Freddie Mac real estate outlook | Armonk Real Estate

Freddie Mac (OTCQB: FMCC) released today its monthly Outlook for October showing that housing remains a bright spot in the face of a marginally improving U.S. economy and tight inventories of for-sale homes. However, mortgage activity, which has benefited greatly from low mortgage rates post-Brexit, is starting to see a slowdown in refinance activity that will persist into next year as the mortgage market transitions to a purchase-dominated mix.

Outlook Highlights

  • Continued strength in consumer spending and a reduction in the drag from inventory spending should boost second half growth, resulting in full-year 2016 GDP growth of 1.6 percent. The economy should do modestly better in 2017, posting 1.9 percent year-over-year growth.
  • A mature expansion operating near full employment only needs to generate enough jobs to keep the unemployment rate steady. Expect the unemployment rate to decline slightly over the next year-and-a-half, ending 2017 at 4.7 percent.
  • Even if worldwide bond yields recover to the pre-Brexit status quo, mortgage interest rates are likely to remain low for an extended period. Expect a gradual rise in rates throughout the remainder of 2016 and into 2017, with the 30-year fixed-rate mortgage averaging 3.9 percent in the fourth quarter of 2017.
  • Don’t expect much increase in total home sales going forward with a slight decline in seasonally-adjusted sales in the fourth quarter. Next year, rising new home sales driven by increases in new single-family housing construction will push total home sales slightly higher, to 6.16 million in 2017 compared to 6.04 million in 2016.
  • Forecasting house prices will grow at a 5.6 percent annual rate in 2016, moderating to 4.7 percent in 2017.

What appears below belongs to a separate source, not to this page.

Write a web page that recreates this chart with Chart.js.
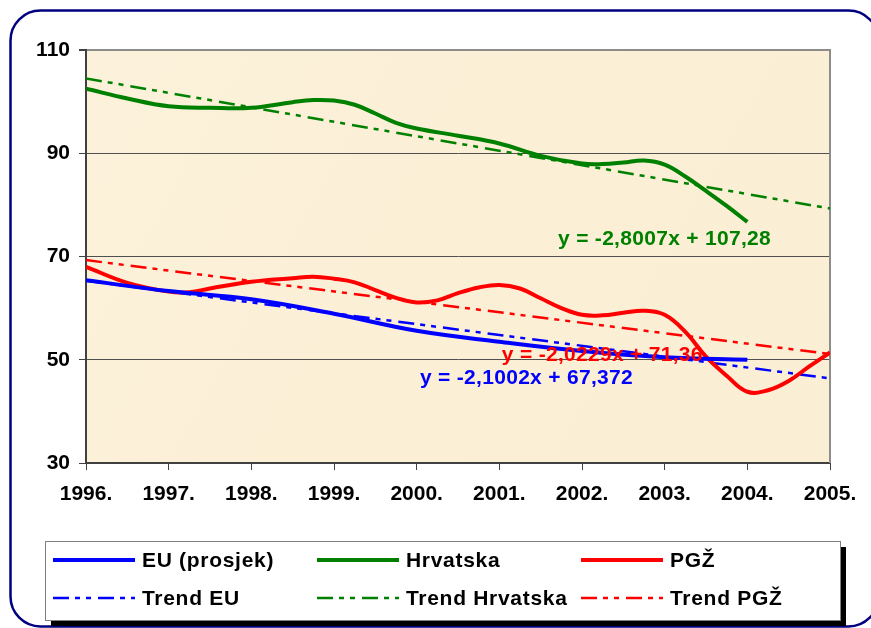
<!DOCTYPE html>
<html>
<head>
<meta charset="utf-8">
<script src="https://cdn.jsdelivr.net/npm/chart.js@4/dist/chart.umd.min.js"></script>
<style>
  html, body { margin: 0; padding: 0; background: #fff; }
  canvas { display: block; }
</style>
</head>
<body>
<canvas id="c" width="871" height="628"></canvas>
<script>
// podaci očitani sa slike
const yearLabels = ['1996.', '1997.', '1998.', '1999.', '2000.', '2001.', '2002.', '2003.', '2004.', '2005.'];
const yTicks = [30, 50, 70, 90, 110];

const euX = [1996, 1997, 1998, 1999, 2000, 2001, 2002, 2003, 2004];
const euY = [65.4, 63.3, 61.7, 58.9, 55.6, 53.5, 51.7, 50.5, 50.0];

const hrvX = [1996, 1996.5, 1997, 1997.5, 1998, 1998.5, 1998.75, 1999, 1999.25, 1999.5, 1999.75, 2000,
              2000.5, 2001, 2001.5, 2002, 2002.25, 2002.5, 2002.75, 2003, 2003.25, 2003.5, 2003.75, 2004];
const hrvY = [102.5, 100.6, 99.1, 98.8, 98.8, 99.9, 100.3, 100.2, 99.4, 97.7, 95.9, 94.8,
              93.4, 91.9, 89.5, 88.0, 87.9, 88.2, 88.6, 87.8, 85.5, 82.7, 79.8, 76.7];

const pgzX = [1996, 1996.5, 1997, 1997.25, 1997.5, 1998, 1998.5, 1998.75, 1999, 1999.25, 1999.5, 1999.75,
              2000, 2000.25, 2000.5, 2000.75, 2001, 2001.25, 2001.5, 2001.75, 2002, 2002.25, 2002.5, 2002.75,
              2003, 2003.25, 2003.5, 2003.75, 2004, 2004.25, 2004.5, 2004.75, 2005];
const pgzY = [68.0, 64.9, 63.2, 63.1, 63.8, 65.1, 65.8, 66.1, 65.7, 65.0, 63.5, 62.0,
              61.1, 61.5, 62.9, 64.0, 64.5, 63.8, 61.9, 60.0, 58.7, 58.6, 59.1, 59.5,
              58.7, 55.4, 50.6, 46.9, 43.8, 44.1, 45.9, 48.7, 51.4];

// trend linije: krajnje točke 1996. i 2005.
const trendX = [1996, 2005];
const trendEU = [65.3, 46.4];
const trendHrv = [104.5, 79.3];
const trendPgz = [69.3, 51.1];

const equations = [
  { text: 'y = -2,8007x + 107,28', x: 2001.71, y: 73.4, color: '#008000' },
  { text: 'y = -2,0229x + 71,36', x: 2001.03, y: 50.9, color: '#FF0000' },
  { text: 'y = -2,1002x + 67,372', x: 2000.04, y: 46.5, color: '#0000FF' }
];

const FONT = '"Liberation Sans", Arial, sans-serif';
const tickFont = { family: FONT, size: 21, weight: 'bold' };
const trendDash = [16, 6, 5, 6, 5, 7];

const pts = (xs, ys) => xs.map((x, i) => ({ x: x, y: ys[i] }));

function solid(label, xs, ys, color) {
  return { label, data: pts(xs, ys), borderColor: color, borderWidth: 4, tension: 0.4,
           pointRadius: 0, fill: false };
}
function trend(label, ys, color) {
  return { label, data: pts(trendX, ys), borderColor: color, borderWidth: 2.5, borderDash: trendDash,
           tension: 0, pointRadius: 0, fill: false };
}

// pozadina, okvir, legenda i jednadžbe
const decor = {
  id: 'decor',
  beforeDraw(chart) {
    const ctx = chart.ctx, a = chart.chartArea;
    ctx.save();
    ctx.fillStyle = '#fff';
    ctx.fillRect(0, 0, chart.width, chart.height);
    ctx.strokeStyle = '#000080';
    ctx.lineWidth = 2.5;
    ctx.beginPath();
    ctx.roundRect(10.5, 10.5, 868, 616, 30);
    ctx.stroke();
    const g = ctx.createLinearGradient(a.left, a.top, a.right, a.bottom);
    g.addColorStop(0, '#FCF1DA');
    g.addColorStop(0.5, '#FBEFD6');
    g.addColorStop(1, '#FAEED5');
    ctx.fillStyle = g;
    ctx.fillRect(a.left, a.top, a.right - a.left, a.bottom - a.top);
    ctx.restore();
  },
  beforeDatasetsDraw(chart) {
    const ctx = chart.ctx, a = chart.chartArea;
    ctx.save();
    ctx.strokeStyle = '#8c8c8c';
    ctx.lineWidth = 2;
    ctx.beginPath();
    ctx.moveTo(a.right, a.top - 1);
    ctx.lineTo(a.right, a.bottom);
    ctx.stroke();
    ctx.restore();
  },
  afterDraw(chart) {
    const ctx = chart.ctx, xs = chart.scales.x, ys = chart.scales.y;
    ctx.save();
    ctx.font = 'bold 21px ' + FONT;
    ctx.textBaseline = 'middle';
    ctx.textAlign = 'left';
    ctx.letterSpacing = '0.3px';
    equations.forEach(e => {
      ctx.fillStyle = e.color;
      ctx.fillText(e.text, xs.getPixelForValue(e.x), ys.getPixelForValue(e.y));
    });

    // legenda
    const L = 45, T = 541, W = 795, H = 79;
    ctx.fillStyle = '#000';
    ctx.fillRect(L + 6, T + 6, W, H);
    ctx.fillStyle = '#fff';
    ctx.fillRect(L, T, W, H);
    ctx.strokeStyle = '#808080';
    ctx.lineWidth = 1;
    ctx.strokeRect(L + 0.5, T + 0.5, W, H);

    const colX = [53, 317, 581];
    const rowY = [560, 598];
    ctx.letterSpacing = '0.7px';
    chart.data.datasets.forEach((ds, i) => {
      const cx = colX[i % 3], cy = rowY[Math.floor(i / 3)];
      ctx.strokeStyle = ds.borderColor;
      ctx.lineWidth = ds.borderWidth;
      ctx.setLineDash(ds.borderDash || []);
      ctx.beginPath();
      ctx.moveTo(cx, cy);
      ctx.lineTo(cx + 82, cy);
      ctx.stroke();
      ctx.setLineDash([]);
      ctx.fillStyle = '#000';
      ctx.fillText(ds.label, cx + 89, cy + 1);
    });
    ctx.restore();
  }
};

new Chart(document.getElementById('c'), {
  type: 'line',
  data: {
    datasets: [
      solid('EU (prosjek)', euX, euY, '#0000FF'),
      solid('Hrvatska', hrvX, hrvY, '#008000'),
      solid('PGŽ', pgzX, pgzY, '#FF0000'),
      trend('Trend EU', trendEU, '#0000FF'),
      trend('Trend Hrvatska', trendHrv, '#008000'),
      trend('Trend PGŽ', trendPgz, '#FF0000')
    ]
  },
  options: {
    responsive: false,
    animation: false,
    devicePixelRatio: 1,
    layout: { padding: { left: 0, right: 41, top: 50, bottom: 0 } },
    plugins: { legend: { display: false }, tooltip: { enabled: false } },
    scales: {
      x: {
        type: 'linear', min: 1996, max: 2005,
        afterBuildTicks: s => { s.ticks = yearLabels.map((_, i) => ({ value: 1996 + i })); },
        ticks: { callback: (v, i) => yearLabels[i], font: tickFont, color: '#000', padding: 12,
                 maxRotation: 0, autoSkip: false },
        grid: { drawOnChartArea: false, drawTicks: true, tickLength: 7, color: '#404040' },
        border: { color: '#404040', width: 2 },
        afterFit: s => { s.height = 165; }
      },
      y: {
        min: 30, max: 110,
        afterBuildTicks: s => { s.ticks = yTicks.map(v => ({ value: v })); },
        ticks: { font: tickFont, color: '#000', padding: 9 },
        grid: {
          color: c => (c.tick && c.tick.value === 110) ? '#8c8c8c' : '#505050',
          lineWidth: c => (c.tick && c.tick.value === 110) ? 2 : 1,
          tickColor: '#404040', tickLength: 7
        },
        border: { color: '#404040', width: 2 },
        afterFit: s => { s.width = 86; }
      }
    }
  },
  plugins: [decor]
});
</script>
</body>
</html>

Quote: Attributed to Sean Becketti, Chief Economist, Freddie Mac.

“The economy and labor markets are looking better. We’re even seeing modest wage gains. And Fed watchers are increasingly predicting a December rate hike as things improve. However, worldwide economic growth is weak and its prospects have gotten worse. This may all sound familiar because we’ve been here before… last year.

“As the economy sputters along a little bit faster than stall speed, the U.S. housing market continues to be a bright spot, though there’s less room to run than in the prior few years. Unlike new home sales, existing home sales have nearly recovered back to pre-recession norms. Regardless, we see new home sales improving some next year driven by increases in new single-family housing construction which will push total home sales slightly higher.”